Guest Commentary

MDT and the North American Spine Society

I was fortunate to have had the opportunity to attend the North American Spine Society (NASS) Annual Meeting in Boston, Massachusetts in October 2016 to assist with the Exercise Booth.  It was a great opportunity to expose NASS members to MDT and to “Movement is the Medicine”, which was the topic of our Exercise Booth.

Compared to when I last attended in 2013, more attendees answered, “Yes” when I asked if they were familiar with the terms Directional Preference and Centralization.  This is, no doubt, the result of the work of a small group of MDT clinicians who have been planting seeds within the NASS community for many years. 

While at the meeting, I spent time with Ryan Tauzell, PT, Cert. MDT, the current chair of the NASS Exercise Committee, Ron Donelson, MD, a former chair of Exercise Committee as well as a 2016 meeting presenter, and the other booth volunteers including PTs Dan Perry, Dip. MDT, Casey Vedder, Cert. MDT and Sean Vonderfecht, Cert. MDT.  Both Ryan and Ron have been generous enough to contribute to this article by sharing some of their NASS experience and providing editorial support.

The Exercise Committee has an exercise booth at the conference each year to provide education on the importance of exercise in the treatment and prevention of spine problems.  Several physical therapists staff the booth to educate the meeting attendees.  The call for booth volunteers is sent to Physical Therapists, primarily those with MDT training, the spring prior to the annual meeting.  This affords the volunteers the opportunity to attend the annual meeting at a significant cost savings.  The Exercise Committee is also charged with providing educational materials focused on reducing the societal burden of spine-related problems to the public and clinicians. MDT has been a central component of the exercise booth due to the prominent involvement and leadership of MDT clinicians.

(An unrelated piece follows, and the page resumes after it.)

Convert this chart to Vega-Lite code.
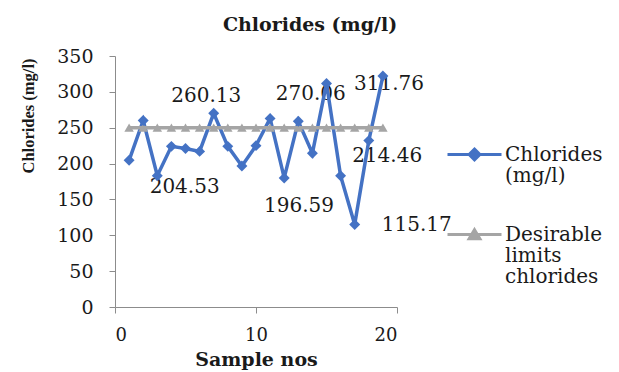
{
  "$schema": "https://vega.github.io/schema/vega-lite/v6.json",
  "width": 282,
  "height": 251,
  "autosize": {"type": "none"},
  "padding": {"left": 115, "top": 56, "right": 222, "bottom": 65},
  "background": "white",
  "title": {
    "text": "Chlorides  (mg/l)",
    "font": "DejaVu Serif",
    "fontSize": 19,
    "fontWeight": "bold",
    "color": "#1a1a1a",
    "anchor": "middle",
    "frame": "group",
    "dx": 54,
    "baseline": "alphabetic",
    "offset": -3
  },
  "config": {
    "view": {"stroke": null},
    "axis": {
      "grid": false,
      "domainColor": "#8c8c8c",
      "tickColor": "#8c8c8c",
      "tickSize": 6,
      "labelFont": "DejaVu Serif",
      "labelFontSize": 18,
      "labelColor": "#1a1a1a",
      "labelOverlap": false,
      "titleFont": "DejaVu Serif",
      "titleFontWeight": "bold",
      "titleColor": "#1a1a1a"
    }
  },
  "datasets": {
    "series": [
      {"sample": 1, "value": 204.53, "series": "Chlorides (mg/l)"},
      {"sample": 2, "value": 260.13, "series": "Chlorides (mg/l)"},
      {"sample": 3, "value": 183, "series": "Chlorides (mg/l)"},
      {"sample": 4, "value": 224, "series": "Chlorides (mg/l)"},
      {"sample": 5, "value": 221, "series": "Chlorides (mg/l)"},
      {"sample": 6, "value": 217, "series": "Chlorides (mg/l)"},
      {"sample": 7, "value": 270.06, "series": "Chlorides (mg/l)"},
      {"sample": 8, "value": 224, "series": "Chlorides (mg/l)"},
      {"sample": 9, "value": 196.59, "series": "Chlorides (mg/l)"},
      {"sample": 10, "value": 225, "series": "Chlorides (mg/l)"},
      {"sample": 11, "value": 263, "series": "Chlorides (mg/l)"},
      {"sample": 12, "value": 180, "series": "Chlorides (mg/l)"},
      {"sample": 13, "value": 259, "series": "Chlorides (mg/l)"},
      {"sample": 14, "value": 214.46, "series": "Chlorides (mg/l)"},
      {"sample": 15, "value": 311.76, "series": "Chlorides (mg/l)"},
      {"sample": 16, "value": 183, "series": "Chlorides (mg/l)"},
      {"sample": 17, "value": 115.17, "series": "Chlorides (mg/l)"},
      {"sample": 18, "value": 232, "series": "Chlorides (mg/l)"},
      {"sample": 19, "value": 322, "series": "Chlorides (mg/l)"},
      {"sample": 1, "value": 250, "series": "Desirable limits chlorides"},
      {"sample": 2, "value": 250, "series": "Desirable limits chlorides"},
      {"sample": 3, "value": 250, "series": "Desirable limits chlorides"},
      {"sample": 4, "value": 250, "series": "Desirable limits chlorides"},
      {"sample": 5, "value": 250, "series": "Desirable limits chlorides"},
      {"sample": 6, "value": 250, "series": "Desirable limits chlorides"},
      {"sample": 7, "value": 250, "series": "Desirable limits chlorides"},
      {"sample": 8, "value": 250, "series": "Desirable limits chlorides"},
      {"sample": 9, "value": 250, "series": "Desirable limits chlorides"},
      {"sample": 10, "value": 250, "series": "Desirable limits chlorides"},
      {"sample": 11, "value": 250, "series": "Desirable limits chlorides"},
      {"sample": 12, "value": 250, "series": "Desirable limits chlorides"},
      {"sample": 13, "value": 250, "series": "Desirable limits chlorides"},
      {"sample": 14, "value": 250, "series": "Desirable limits chlorides"},
      {"sample": 15, "value": 250, "series": "Desirable limits chlorides"},
      {"sample": 16, "value": 250, "series": "Desirable limits chlorides"},
      {"sample": 17, "value": 250, "series": "Desirable limits chlorides"},
      {"sample": 18, "value": 250, "series": "Desirable limits chlorides"},
      {"sample": 19, "value": 250, "series": "Desirable limits chlorides"}
    ],
    "labels": [
      {"lx": 6.47, "ly": 294, "text": "260.13"},
      {"lx": 4.94, "ly": 167.5, "text": "204.53"},
      {"lx": 13.88, "ly": 296.4, "text": "270.06"},
      {"lx": 13.05, "ly": 141.3, "text": "196.59"},
      {"lx": 19.43, "ly": 311.3, "text": "311.76"},
      {"lx": 19.3, "ly": 210.8, "text": "214.46"},
      {"lx": 21.4, "ly": 114.5, "text": "115.17"}
    ]
  },
  "layer": [
    {
      "data": {"name": "labels"},
      "mark": {"type": "text", "font": "DejaVu Serif", "fontSize": 20, "color": "#1a1a1a", "baseline": "middle", "align": "center"},
      "encoding": {
        "x": {"field": "lx", "type": "quantitative", "scale": {"domain": [0, 20]}},
        "y": {"field": "ly", "type": "quantitative", "scale": {"domain": [0, 350]}},
        "text": {"field": "text"}
      }
    },
    {
      "data": {"name": "series"},
      "mark": {"type": "line", "strokeWidth": 3.5},
      "encoding": {
        "x": {
          "field": "sample", "type": "quantitative",
          "scale": {"domain": [0, 20], "nice": false},
          "axis": {"values": [0, 10, 20], "title": "Sample nos", "titleFontSize": 19, "labelPadding": 13, "titlePadding": 6, "labelOverlap": false}
        },
        "y": {
          "field": "value", "type": "quantitative",
          "scale": {"domain": [0, 350], "nice": false},
          "axis": {
            "values": [0, 50, 100, 150, 200, 250, 300, 350],
            "tickCount": 8,
            "labelOverlap": false,
            "labelBound": false,
            "labelFontSize": 19,
            "title": "Chlorides (mg/l)",
            "titleFont": "Liberation Serif",
            "titleFontSize": 16.5,
            "titleY": 59.5,
            "titleX": -79,
            "titleAngle": -90,
            "titleAlign": "center",
            "titleBaseline": "bottom",
            "labelPadding": 16
          }
        },
        "color": {
          "field": "series", "type": "nominal",
          "scale": {"domain": ["Chlorides (mg/l)", "Desirable limits chlorides"], "range": ["#4472C4", "#A5A5A5"]},
          "legend": {
            "title": null,
            "orient": "none",
            "legendX": 331,
            "legendY": 70,
            "padding": 0,
            "symbolSize": 2916,
            "symbolStrokeWidth": 3,
            "labelFont": "DejaVu Serif",
            "labelFontSize": 20,
            "labelColor": "#1a1a1a",
            "labelOffset": 2,
            "labelBaseline": "middle",
            "labelLimit": 0,
            "rowPadding": 20,
            "labelExpr": "datum.label == 'Chlorides (mg/l)' ? ['Chlorides', '(mg/l)'] : ['Desirable', 'limits', 'chlorides']",
            "encode": {
              "symbols": {
                "update": {
                  "shape": {"signal": "datum.value == 'Chlorides (mg/l)' ? 'M-1,0H1M0,-0.2L0.2,0L0,0.2L-0.2,0Z' : 'M-1,0H1M0,-0.18L0.2,0.16L-0.2,0.16Z'"},
                  "size": {"value": 2916},
                  "fill": {"signal": "scale('color', datum.value)"},
                  "stroke": {"signal": "scale('color', datum.value)"},
                  "strokeWidth": {"value": 3},
                  "opacity": {"value": 1},
                  "fillOpacity": {"value": 1}
                }
              },
              "labels": {
                "update": {"lineHeight": {"value": 21}}
              }
            }
          }
        },
        "order": {"field": "sample"}
      }
    },
    {
      "data": {"name": "series"},
      "transform": [{"filter": "datum.series == 'Desirable limits chlorides'"}],
      "mark": {"type": "point", "filled": true, "opacity": 1, "shape": "triangle-up", "size": 90},
      "encoding": {
        "x": {"field": "sample", "type": "quantitative"},
        "y": {"field": "value", "type": "quantitative"},
        "color": {"field": "series", "type": "nominal", "legend": null}
      }
    },
    {
      "data": {"name": "series"},
      "transform": [{"filter": "datum.series == 'Chlorides (mg/l)'"}],
      "mark": {"type": "point", "filled": true, "opacity": 1, "shape": "diamond", "size": 120},
      "encoding": {
        "x": {"field": "sample", "type": "quantitative"},
        "y": {"field": "value", "type": "quantitative"},
        "color": {"field": "series", "type": "nominal", "legend": null}
      }
    }
  ]
}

The Exercise Committee began as a task force co-chaired by Ron Donelson and Ted Dreisinger.  During Ron Donelson’s last year as committee chair, and with the encouragement of Todd Wetzel, MD, a committee member at that time, an exercise decision-making algorithm was developed to provide a recommended pathway for clinicians in determining the specific type of therapy they should provide for each individual patient based on the current body of evidence.  Using Spratt’s ADTO research model, the Committee reviewed the evidence supporting the commonly used exercise-based paradigms for low back pain and concluded that MDT should be the starting point for each patient’s care.  The algorithm went on for evidentiary review by the full NASS Low Back Pain Guideline Committee, which, when completed and approved, will be the most comprehensive MDT acknowledgement to date.  Although the process will take years to complete, it has been a monumentally important effort. The guideline process involves approximately 80 reviewers, comprised of multiple stakeholders grouped by their individual areas of expertise.

Ryan’s involvement with NASS has led to opportunities for him to present at multiple NASS events around the country, influencing clinical practice and policy.  He states, “Involvement in an international, interdisciplinary, professional society allows collaboration between multiple disciplines that have a shared goal.  NASS is unmatched in this deliberate cross-pollination effort.  Looking back, my view of spine care was full within my profession, yet narrow compared to the rest of the spine care world.  NASS has broadened my view of spine care to a global scale and there is still so much to learn.  In order to realize all these benefits, I had to invest my time generously and become involved.”

At the 2016 Annual Meeting in Boston, Ron Donelson presented the paper, “The Impact of a Precise Mechanical Diagnosis for Low Back Pain: A Cost Comparison with Standard Community Care.”  It reported a 51.5% overall savings for LBP care utilizing Integrated Mechanical Care’s “enhanced” version of MDT.  It was a well-attended break out session that generated good questions and discussion on the topic.

Ron anticipates having another cost-savings paper or two to present at the 2017 annual meeting. In addition, he plans to submit a proposal for at least one MDT-related symposium on the 2017 program.  Todd Wetzel, MD, as the incoming NASS President and also a MII Board of Trustees member, provides a unique opportunity to influence the program content.  Todd also sees 2017 as an excellent year for MDT clinicians to attend NASS, become members and promptly become influential through committee membership.

Many MDT-trained clinicians have volunteered their services within the NASS Exercise Booth over the years.  These include, but are not limited to, Beata Smela, Kim Greene, Lois Donelson, Eze Gherscovici, Yoav Suprun, Chad Gray and Denise Campbell. Further, Allison Stout, DO, a Seattle-based physiatrist and former MIUSA Board member, also chaired the NASS Exercise Committee during these timely years.

This fall, The McKenzie Institute, working in partnership with NASS, will present the 14th Annual Conference in Mechanical Diagnosis and Therapy: Patients Come First – Exploring Optimal Care in San Francisco, California.  This conference marks the first formal partnership between the two organizations and will, no doubt, be just the beginning of a mutually beneficial relationship.

The 2017 NASS Annual Meeting will be held in Orlando, Florida from October 25-28.